*Collected data:*
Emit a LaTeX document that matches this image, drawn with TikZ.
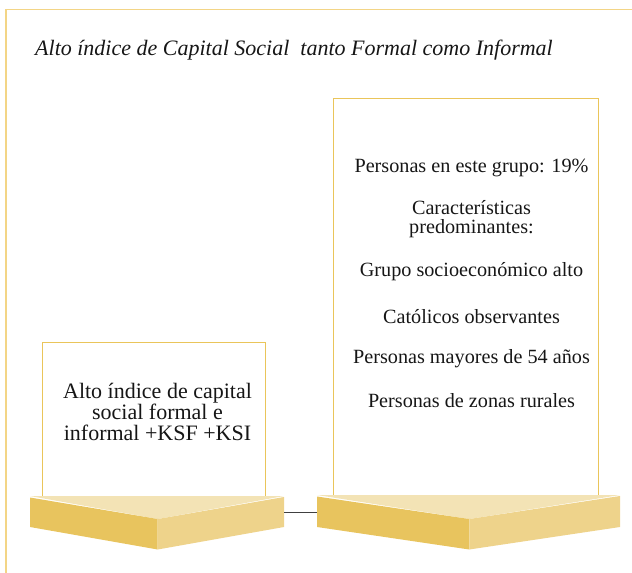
\documentclass[tikz,border=0pt]{standalone}
\usepackage{fontspec}
\setmainfont{Liberation Serif}
\definecolor{frameC}{HTML}{F3D586}
\definecolor{boxC}{HTML}{EAC55A}
\definecolor{faceL}{HTML}{E8C45E}
\definecolor{faceR}{HTML}{EED38B}
\definecolor{faceT}{HTML}{F3E3B5}
\definecolor{txt}{HTML}{161616}
\begin{document}
\begin{tikzpicture}[x=1pt,y=-1pt,
  infobox/.style={draw=boxC,line width=0.9pt},
  bodytext/.style={text=txt,font=\fontsize{20.2}{19.5}\selectfont,align=center,inner sep=0pt},
  lefttext/.style={text=txt,font=\fontsize{22}{21}\selectfont,align=center,inner sep=0pt}]
\useasboundingbox (0,0) rectangle (632,573);
% outer frame
\draw[frameC,line width=1.4pt] (6,573) -- (6,9.5) -- (632,9.5);
\node[anchor=base west,inner sep=0pt,text=txt,font=\fontsize{22}{22}\selectfont\itshape] (title) at (35,55) {Alto índice de Capital Social\ \ tanto Formal como Informal};
% boxes
\draw[infobox] (42.7,496) -- (42.7,342.3) -- (265.7,342.3) -- (265.7,496);
\draw[infobox] (333.5,495) -- (333.5,98.3) -- (598,98.3) -- (598,495);
\node[lefttext] (lt) at (157.5,412) {Alto índice de capital\\social formal e\\informal +KSF +KSI};
% right texts
\node[bodytext] (r1) at (471.5,168) {Personas en este grupo: 19\%};
\node[bodytext] (r2) at (471.5,219) {Características\\predominantes:};
\node[bodytext] (r3) at (471.5,272) {Grupo socioeconómico alto};
\node[bodytext] (r4) at (471.5,317) {Católicos observantes};
\node[bodytext] (r5) at (471.5,359) {Personas mayores de 54 años};
\node[bodytext] (r6) at (471.5,401) {Personas de zonas rurales};
% chevrons
\coordinate (cl) at (284,512.7);
\coordinate (cr) at (317,512.7);
\fill[faceT] (30,496) -- (284,496) -- (157.7,519) -- cycle;
\fill[faceL] (30,497.5) -- (157.7,519) -- (157.7,549.5) -- (30,527) -- cycle;
\fill[faceR] (157.7,519) -- (284,497) -- (284,527) -- (157.7,549.5) -- cycle;
\fill[faceT] (317,495) -- (620,495) -- (469.3,519) -- cycle;
\fill[faceL] (317,496.5) -- (469.3,519) -- (469.3,549.5) -- (317,527) -- cycle;
\fill[faceR] (469.3,519) -- (620,496) -- (620,527) -- (469.3,549.5) -- cycle;
\draw[line width=0.9pt,black!75] (cl) -- (cr);
\end{tikzpicture}
\end{document}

*Task objective:*
Retype the whole listing, keeping every line identical and omitting all pictures.

*Answer to this exercise:*
Emit a LaTeX document that matches this image, drawn with TikZ.
\documentclass[tikz,border=0pt]{standalone}
\usepackage{fontspec}
\setmainfont{Liberation Serif}
\definecolor{frameC}{HTML}{F3D586}
\definecolor{boxC}{HTML}{EAC55A}
\definecolor{faceL}{HTML}{E8C45E}
\definecolor{faceR}{HTML}{EED38B}
\definecolor{faceT}{HTML}{F3E3B5}
\definecolor{txt}{HTML}{161616}
\begin{document}
\begin{tikzpicture}[x=1pt,y=-1pt,
  infobox/.style={draw=boxC,line width=0.9pt},
  bodytext/.style={text=txt,font=\fontsize{20.2}{19.5}\selectfont,align=center,inner sep=0pt},
  lefttext/.style={text=txt,font=\fontsize{22}{21}\selectfont,align=center,inner sep=0pt}]
\useasboundingbox (0,0) rectangle (632,573);
% outer frame
\draw[frameC,line width=1.4pt] (6,573) -- (6,9.5) -- (632,9.5);
\node[anchor=base west,inner sep=0pt,text=txt,font=\fontsize{22}{22}\selectfont\itshape] (title) at (35,55) {Alto índice de Capital Social\ \ tanto Formal como Informal};
% boxes
\draw[infobox] (42.7,496) -- (42.7,342.3) -- (265.7,342.3) -- (265.7,496);
\draw[infobox] (333.5,495) -- (333.5,98.3) -- (598,98.3) -- (598,495);
\node[lefttext] (lt) at (157.5,412) {Alto índice de capital\\social formal e\\informal +KSF +KSI};
% right texts
\node[bodytext] (r1) at (471.5,168) {Personas en este grupo: 19\%};
\node[bodytext] (r2) at (471.5,219) {Características\\predominantes:};
\node[bodytext] (r3) at (471.5,272) {Grupo socioeconómico alto};
\node[bodytext] (r4) at (471.5,317) {Católicos observantes};
\node[bodytext] (r5) at (471.5,359) {Personas mayores de 54 años};
\node[bodytext] (r6) at (471.5,401) {Personas de zonas rurales};
% chevrons
\coordinate (cl) at (284,512.7);
\coordinate (cr) at (317,512.7);
\fill[faceT] (30,496) -- (284,496) -- (157.7,519) -- cycle;
\fill[faceL] (30,497.5) -- (157.7,519) -- (157.7,549.5) -- (30,527) -- cycle;
\fill[faceR] (157.7,519) -- (284,497) -- (284,527) -- (157.7,549.5) -- cycle;
\fill[faceT] (317,495) -- (620,495) -- (469.3,519) -- cycle;
\fill[faceL] (317,496.5) -- (469.3,519) -- (469.3,549.5) -- (317,527) -- cycle;
\fill[faceR] (469.3,519) -- (620,496) -- (620,527) -- (469.3,549.5) -- cycle;
\draw[line width=0.9pt,black!75] (cl) -- (cr);
\end{tikzpicture}
\end{document}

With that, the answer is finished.